Using the FHIR Bulk Export Batch Job as an example:
- The first step, called fetch-resources accepts the bulk export parameters and performs a series of FHIR searches for resource IDs to export. For every 1000 resource IDs (this threshold is configurable) it accumulates, it will emit a work chunk which will be processed by the next step.
- The second step, called expand resources loads the actual resource contents from the database using the resource IDs found in the individual work chunks. This step then outputs work chunks containing the complete resource bodies associated wih the resource IDs.
- The third step, called write-to-binaries creates Binary resources containing the resource bodies found in the input work chunks.
- The fourth step, which is a reduction step, creates a report containing the Binary resource IDs associated with the bulk export. These IDs are provided back to the client who initiated the export job.
For each work chunk emitted by a job step, two things happen:
- A Work Chunk entry is persisted in the database. Each work chunk is assigned a unique UUID and is stored with all of the data that was emitted by the step.
- A notification message is placed on a Message Broker channel. Depending on the specific job type, this message may be sent immediately or it may be held back until all work chunks for the current step have been successfully completed processing and then sent.
The Message Broker channel used to send and receive work chunk notifications is named
- characters may be replaced with
. characters in the name depending on the Replace Hyphens with Periods setting. Work chunk notification messages contain the UUID associated with the work chunk, but do not contain the associated data. Workers receive these notifications, load the associated data from the database, and then begin processing it.
Assuming that an external message broker has been configured, the use of a message channel allows the server to distribute processing across all Smile CDR processes within the same node.
The following diagram shows the individual steps in the Bulk Export Batch Job. Note that the database and kafka channels are shown multiple times in order to clearly show the flow of data, but these all refer to the same database table and message channel respectively.
Optimizing Batch Job Performance
If you are designing a Smile CDR installation which will handle large amounts of data, it is important to consider the following things:
- For high performance messaging (including work chunk notification), the use of an external Apache Kafka Message Broker is highly recommended.
- If Kafka is being used, the batch2-work-notification topic should be configured with a Partition Count that is large enough to allow many work chunks to be processed concurrently. For small servers a low partition count such as 4 may be sufficient, but for large clusters with many processes and lots of data a partition count into the hundreds may be needed. Remember that every partition can be processed in parallel so as you add partitions you need to account for additional CPU and RAM needs in the server cluster (either by increasing resources available to existing processes, or by adding additional processes).

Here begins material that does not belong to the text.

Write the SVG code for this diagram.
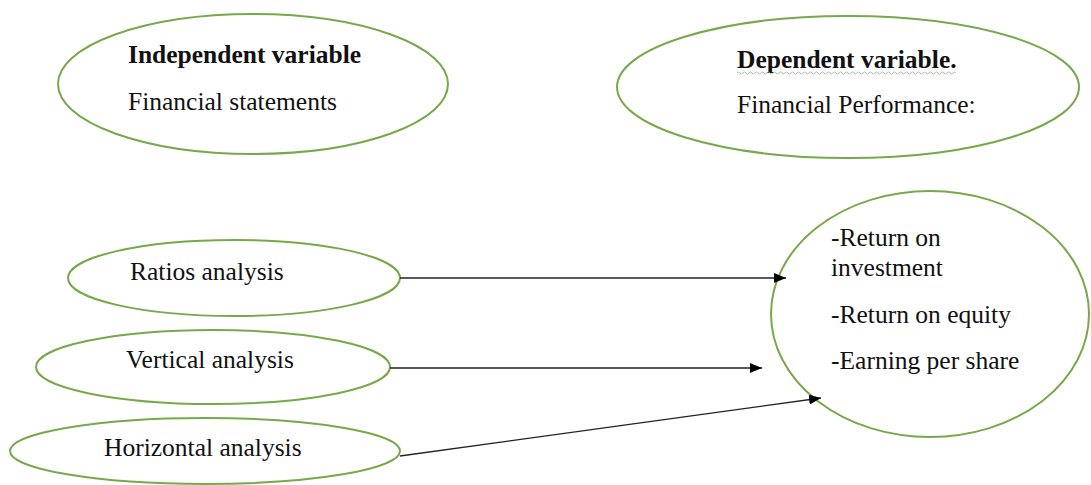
<svg xmlns="http://www.w3.org/2000/svg" width="1091" height="485" viewBox="0 0 1091 485">
<style>
.n{fill:#fff;stroke:#77a94a;stroke-width:2}
.t{font-family:"Liberation Serif",serif;font-size:25.5px;fill:#111}
.b{font-weight:bold}
.c{stroke:#222;stroke-width:1.3;fill:none}
</style>
<defs>
<marker id="ah" viewBox="0 0 12 10" refX="12" refY="5" markerWidth="12" markerHeight="10" markerUnits="userSpaceOnUse" orient="auto">
<path d="M0,0 L12,5 L0,10 z" fill="#000"/>
</marker>
</defs>
<rect width="1091" height="485" fill="#fff"/>
<g id="independent">
<ellipse class="n" cx="253" cy="84" rx="195" ry="70"/>
<text class="t b" x="128" y="63">Independent variable</text>
<text class="t" x="128" y="110">Financial statements</text>
</g>
<g id="dependent">
<ellipse class="n" cx="848" cy="87" rx="231" ry="71"/>
<text class="t b" x="737" y="68">Dependent variable.</text>
<path d="M737,73 q1.5,-2 3,0 t3,0 t3,0 t3,0 t3,0 t3,0 t3,0 t3,0 t3,0 t3,0 t3,0 t3,0 t3,0 t3,0 t3,0 t3,0 t3,0 t3,0 t3,0 t3,0 t3,0 t3,0 t3,0 t3,0 t3,0 t3,0 t3,0 t3,0 t3,0 t3,0 t3,0 t3,0 t3,0 t3,0 t3,0 t3,0 t3,0 t3,0 t3,0 t3,0 t3,0 t3,0 t3,0 t3,0 t3,0 t3,0 t3,0 t3,0 t3,0 t3,0 t3,0 t3,0 t3,0 t3,0 t3,0 t3,0 t3,0 t3,0 t3,0 t3,0 t3,0 t3,0 t3,0 t3,0 t3,0 t3,0 t3,0 t3,0 t3,0 t3,0 t3,0 t3,0 t3,0" fill="none" stroke="#8fb08f" stroke-width="0.8"/>
<text class="t" x="737" y="113">Financial Performance:</text>
</g>
<g id="ratios">
<ellipse class="n" cx="234" cy="278" rx="166" ry="38"/>
<text class="t" x="130" y="280">Ratios analysis</text>
</g>
<g id="vertical">
<ellipse class="n" cx="213" cy="367" rx="177" ry="37"/>
<text class="t" x="126" y="368">Vertical analysis</text>
</g>
<g id="horizontal">
<ellipse class="n" cx="205" cy="451" rx="195" ry="33"/>
<text class="t" x="104" y="456">Horizontal analysis</text>
</g>
<g id="performance">
<ellipse class="n" cx="930" cy="314" rx="159" ry="123"/>
<text class="t" x="831" y="246">-Return on</text>
<text class="t" x="831" y="276">investment</text>
<text class="t" x="831" y="323">-Return on equity</text>
<text class="t" x="831" y="369">-Earning per share</text>
</g>
<g id="connectors">
<line class="c" x1="400" y1="278" x2="786" y2="278" marker-end="url(#ah)"/>
<line class="c" x1="390" y1="368" x2="762" y2="368" marker-end="url(#ah)"/>
<line class="c" x1="400" y1="456" x2="821" y2="398" marker-end="url(#ah)"/>
</g>
</svg>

- If you want to maximize the throughput of Batch Jobs, the Batch Job Executor: Maximum Thread Count setting should be increased to a level that allows a unique thread for every partition. This setting is applied per-process, meaning that a value of 10 will cause 10 Kafka consumer threads to be created for batch work notification on each Smile CDR process in the same node. For example, if you have 80 partitions, and expect to scale your Smile CDR cluster up to 10 processes then a Maximum Thread Count value of 8 will ensure that a total of 80 threads are available to handle the 80 partitions.
Clustered Scheduled Jobs
Smile CDR employs a system called Quartz to provide cluster-aware scheduling for recurring jobs. Clustered jobs are scheduled on a set frequency, and will execute on only a single process within the cluster for each occurrence of the scheduling frequency.
Clustered Scheduled Jobs are typically used for maintenance. For example:
- The PurgeExpiredFilesJob job executes once per hour, and deletes any Bulk Export files that are older than the configured Bulk Export file retention.
- The StaleSearchDeletingSvcImpl job executes once per minute, and deleted any cached search results that are older than the Expire Search Results After Minutes threshold.
- The JobMaintenanceScheduledJob job is calculates and updates the progress on in-flight and completed Batch Jobs.
Local Scheduled Jobs
The Quartz scheduler is also used to schedule non-cluster-aware jobs. These jobs execute at a given frequency on every process within the cluster at the same frequency.
These jobs are typically used to expire internal memory caches and advance processing in internal maintenance jobs.
The Scheduler Thread Count setting is used to control the number of threads that are used to process scheduled jobs.
If this value is set to the default of 4, then 4 threads will be available on each Smile CDR process for executing Clustered Scheduled Jobs, and an additional 4 threads will be available for executing Local Scheduled Jobs.
Because most scheduled jobs are fast and relatively lightweight, it is uncommon to need to modify this setting.